Nigerian teen whose Christian conversion triggered death threats granted restraining order

Nigeria map A map of Nigeria. | Credit: Shutterstock

An 18-year-old Nigerian Christian convert has been granted a court order protecting her from her father and brothers, who have been threatening to kill her for leaving the Islamic religion.

Identified by the pseudonym Mary Olowe, the woman was smuggled to safety in a Christian community by her mother, according to Alliance Defending Freedom (ADF) International, the religious freedom organization that assisted in the case.

Following the threats, Olowe and her mother sought a restraining order against the father and brothers. ADF International announced the Nigerian high court’s order on Friday.

The order said that “the defendants are hereby restrained from threat and attempt on the life of the applicant following her decision to change from the practice of Islam to Christianity and also not to breach her fundamental rights as to the choice of her religion or thoughts.”

The ruling was not appealed, according to ADF International.

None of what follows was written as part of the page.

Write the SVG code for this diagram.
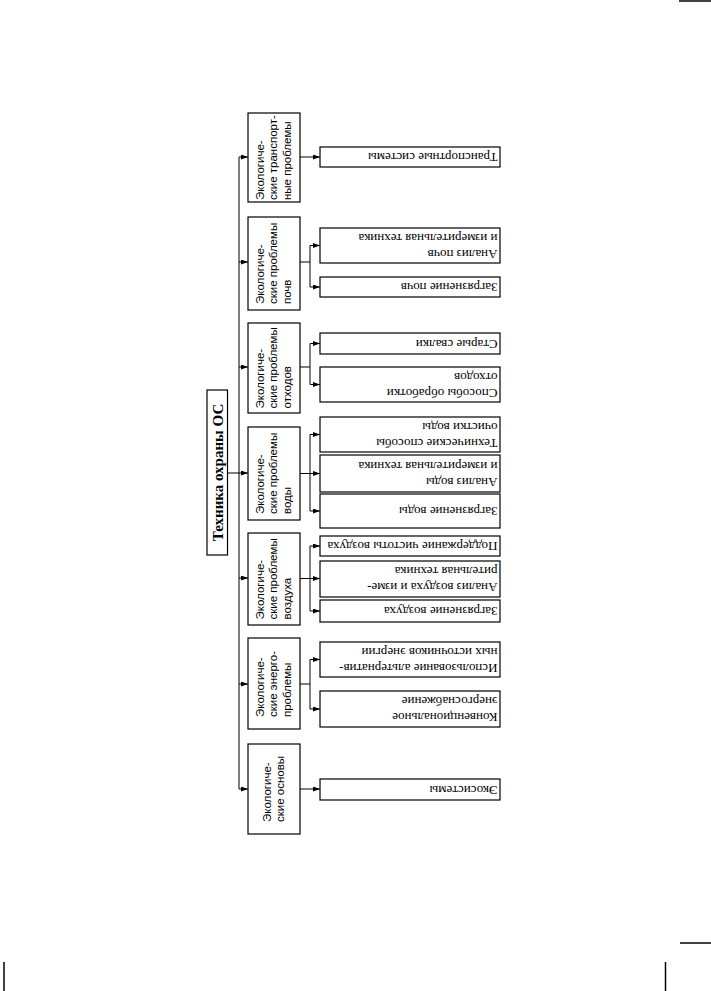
<svg xmlns="http://www.w3.org/2000/svg" width="711" height="991" viewBox="0 0 711 991">
<style>
.bg{fill:#fff}
.box{fill:#fff;stroke:#000;stroke-width:1.2}
.ln{fill:none;stroke:#000;stroke-width:1}
.arr{fill:none;stroke:#000;stroke-width:1;marker-end:url(#ah)}
.root{font-family:"Liberation Serif","Times New Roman",serif;font-weight:bold;font-size:15px;fill:#000}
.cat{font-family:"Liberation Sans",Arial,sans-serif;font-size:11.5px;fill:#000}
.leaf{font-family:"Liberation Serif","Times New Roman",serif;font-size:13px;fill:#000}
.mark{stroke:#000;stroke-width:1.5}
</style>
<defs>
<marker id="ah" markerUnits="userSpaceOnUse" markerWidth="7" markerHeight="5" refX="7" refY="2.5" orient="auto">
<path d="M0,0 L7,2.5 L0,5 z" fill="#000"/>
</marker>
</defs>
<rect class="bg" x="0" y="0" width="711" height="991"/>
<g id="page-marks">
<line class="mark" x1="679" y1="1" x2="711" y2="1"/>
<line class="mark" x1="680" y1="943" x2="711" y2="943"/>
<line class="mark" x1="4" y1="962" x2="4" y2="991"/>
<line class="mark" x1="665.5" y1="962" x2="665.5" y2="991"/>
</g>
<g id="connectors">
<path class="ln" d="M239,157 V789"/>
<path class="ln" d="M227.5,473 H239"/>
<path class="arr" d="M239,157 H248"/>
<path class="arr" d="M239,262 H248"/>
<path class="arr" d="M239,367 H248"/>
<path class="arr" d="M239,473 H248"/>
<path class="arr" d="M239,578 H248"/>
<path class="arr" d="M239,684 H248"/>
<path class="arr" d="M239,789 H248"/>
<path class="arr" d="M300,157 H320"/>
<path class="ln" d="M300,262 H310 M310,245.5 V287"/>
<path class="arr" d="M310,245.5 H320"/>
<path class="arr" d="M310,287 H320"/>
<path class="ln" d="M300,367 H310 M310,343.5 V384.5"/>
<path class="arr" d="M310,343.5 H320"/>
<path class="arr" d="M310,384.5 H320"/>
<path class="ln" d="M310,434.5 V511"/>
<path class="arr" d="M300,473.5 H320"/>
<path class="arr" d="M310,434.5 H320"/>
<path class="arr" d="M310,511 H320"/>
<path class="ln" d="M310,546 V611"/>
<path class="arr" d="M300,578.5 H320"/>
<path class="arr" d="M310,546 H320"/>
<path class="arr" d="M310,611 H320"/>
<path class="ln" d="M300,684 H310 M310,659.5 V709"/>
<path class="arr" d="M310,659.5 H320"/>
<path class="arr" d="M310,709 H320"/>
<path class="arr" d="M300,789 H320"/>
</g>
<g id="root">
<rect class="box" x="207" y="390" width="20.5" height="165"/>
<text class="root" text-anchor="middle" transform="translate(222.5,472.5) rotate(-90)">Техника охраны ОС</text>
</g>
<g id="cat-transport">
<rect class="box" x="248" y="113" width="52" height="89"/>
<text class="cat" transform="translate(263.5,200) rotate(-90)"><tspan x="0" y="0">Экологиче-</tspan><tspan x="0" dy="13.5">ские транспорт-</tspan><tspan x="0" dy="13.5">ные проблемы</tspan></text>
</g>
<g id="cat-soil">
<rect class="box" x="248" y="217" width="52" height="93"/>
<text class="cat" transform="translate(263.5,304) rotate(-90)"><tspan x="0" y="0">Экологиче-</tspan><tspan x="0" dy="13.5">ские проблемы</tspan><tspan x="0" dy="13.5">почв</tspan></text>
</g>
<g id="cat-waste">
<rect class="box" x="248" y="323" width="52" height="90"/>
<text class="cat" transform="translate(263.5,408.5) rotate(-90)"><tspan x="0" y="0">Экологиче-</tspan><tspan x="0" dy="13.5">ские проблемы</tspan><tspan x="0" dy="13.5">отходов</tspan></text>
</g>
<g id="cat-water">
<rect class="box" x="248" y="427" width="52" height="93"/>
<text class="cat" transform="translate(263.5,514) rotate(-90)"><tspan x="0" y="0">Экологиче-</tspan><tspan x="0" dy="13.5">ские проблемы</tspan><tspan x="0" dy="13.5">воды</tspan></text>
</g>
<g id="cat-air">
<rect class="box" x="248" y="533" width="52" height="92"/>
<text class="cat" transform="translate(263.5,619.5) rotate(-90)"><tspan x="0" y="0">Экологиче-</tspan><tspan x="0" dy="13.5">ские проблемы</tspan><tspan x="0" dy="13.5">воздуха</tspan></text>
</g>
<g id="cat-energy">
<rect class="box" x="248" y="638" width="52" height="91"/>
<text class="cat" transform="translate(263.5,717) rotate(-90)"><tspan x="0" y="0">Экологиче-</tspan><tspan x="0" dy="13.5">ские энерго-</tspan><tspan x="0" dy="13.5">проблемы</tspan></text>
</g>
<g id="cat-basics">
<rect class="box" x="248" y="744" width="52" height="90"/>
<text class="cat" transform="translate(270.5,822) rotate(-90)"><tspan x="0" y="0">Экологиче-</tspan><tspan x="0" dy="13.5">ские основы</tspan></text>
</g>
<g id="leaf-transport-systems">
<rect class="box" x="320" y="147" width="180" height="20"/>
<text class="leaf" transform="rotate(180 410 157)" x="322.5" y="161">Транспортные системы</text>
</g>
<g id="leaf-soil-analysis">
<rect class="box" x="320" y="228" width="180" height="35"/>
<text class="leaf" transform="rotate(180 410 245.5)"><tspan x="322.5" y="241.5">Анализ почв</tspan><tspan x="322.5" y="257.5">и измерительная техника</tspan></text>
</g>
<g id="leaf-soil-pollution">
<rect class="box" x="320" y="277" width="180" height="20"/>
<text class="leaf" transform="rotate(180 410 287)" x="322.5" y="291">Загрязнение почв</text>
</g>
<g id="leaf-old-dumps">
<rect class="box" x="320" y="333" width="180" height="21"/>
<text class="leaf" transform="rotate(180 410 343.5)" x="322.5" y="347.5">Старые свалки</text>
</g>
<g id="leaf-waste-processing">
<rect class="box" x="320" y="367" width="180" height="35"/>
<text class="leaf" transform="rotate(180 410 384.5)"><tspan x="322.5" y="380.5">Способы обработки</tspan><tspan x="322.5" y="396.5">отходов</tspan></text>
</g>
<g id="leaf-water-treatment">
<rect class="box" x="320" y="417" width="180" height="35"/>
<text class="leaf" transform="rotate(180 410 434.5)"><tspan x="322.5" y="430.5">Технические способы</tspan><tspan x="322.5" y="446.5">очистки воды</tspan></text>
</g>
<g id="leaf-water-analysis">
<rect class="box" x="320" y="455" width="180" height="37"/>
<text class="leaf" transform="rotate(180 410 473.5)"><tspan x="322.5" y="469.5">Анализ воды</tspan><tspan x="322.5" y="485.5">и измерительная техника</tspan></text>
</g>
<g id="leaf-water-pollution">
<rect class="box" x="320" y="494" width="180" height="34"/>
<text class="leaf" transform="rotate(180 410 511)" x="322.5" y="515">Загрязнение воды</text>
</g>
<g id="leaf-air-cleanliness">
<rect class="box" x="320" y="536" width="180" height="20"/>
<text class="leaf" transform="rotate(180 410 546)" x="322.5" y="550">Поддержание чистоты воздуха</text>
</g>
<g id="leaf-air-analysis">
<rect class="box" x="320" y="561" width="180" height="36"/>
<text class="leaf" transform="rotate(180 410 579)"><tspan x="322.5" y="575">Анализ воздуха и изме-</tspan><tspan x="322.5" y="591">рительная техника</tspan></text>
</g>
<g id="leaf-air-pollution">
<rect class="box" x="320" y="600" width="180" height="22"/>
<text class="leaf" transform="rotate(180 410 611)" x="322.5" y="615">Загрязнение воздуха</text>
</g>
<g id="leaf-alt-energy">
<rect class="box" x="320" y="642" width="180" height="35"/>
<text class="leaf" transform="rotate(180 410 659.5)"><tspan x="322.5" y="655.5">Использование альтернатив-</tspan><tspan x="322.5" y="671.5">ных источников энергии</tspan></text>
</g>
<g id="leaf-conv-energy">
<rect class="box" x="320" y="691" width="180" height="36"/>
<text class="leaf" transform="rotate(180 410 709)"><tspan x="322.5" y="705">Конвенциональное</tspan><tspan x="322.5" y="721">энергоснабжение</tspan></text>
</g>
<g id="leaf-ecosystems">
<rect class="box" x="320" y="779" width="180" height="21"/>
<text class="leaf" transform="rotate(180 410 789.5)" x="322.5" y="793.5">Экосистемы</text>
</g>
</svg>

“We are relieved that Mary has found protection from these credible threats and that the court recognized her fundamental right to convert from Islam to Christianity,” Sean Nelson, legal counsel for ADF International, said in a statement Friday.

“This is an important decision that we pray will help others facing threats to their lives only because they came to believe in Christ,” he said.

Nelson said that no one should be persecuted for their faith, adding that Nigerian Christian converts from Islam often are targeted and discriminated against for their change in religion.

The Nigerian constitution has no official state religion and provides for religious freedom, according to the U.S. State Department’s 2022 Report on International Religious Freedom in Nigeria.

Despite that, Nigeria is one of the most dangerous countries in the world for Christians to live in, according to Open Doors, an organization that advocates for persecuted Christians globally. For Christians, the organization ranked Nigeria as the sixth most persecuted country in the world.

According to ADF International, 5,500 Christians were killed for their faith last year across the globe and Nigerians constituted 90% of those deaths.

ADF International has defended several Nigerian converts to Christianity before the nation’s Sharia courts, which deal with Islamic law and are provided for by the nation’s constitution.

One of those cases included a young Christian girl named Hannah who lost both of her parents in an attack by the terrorist group Boko Haram and was assisted by a local Muslim cleric.

When the girl turned 18, the cleric tried to force her to convert to Islam and marry him, which she refused. The cleric took her to a Sharia court and said that she cheated him and denounced Islam, a crime meriting death.

She was denied bail and held in prison pending adjudication of the charges until a lawyer connected with ADF International took the case. Bail was granted in February 2021 and a few months later the charges were dismissed because the cleric continuously failed to show up at trial.

Additionally, the organization is currently assisting in the case of a Sufi Muslim, Yahaya Sharif-Aminu, a musician who was sentenced to death for allegedly violating one of the nation’s laws against blasphemy.

Currently in prison awaiting his appeal to the Supreme Court of Nigeria, Sharif-Aminu was sentenced to death by hanging for sharing lyrics to a song on the messaging platform WhatsApp that were deemed to be blasphemous.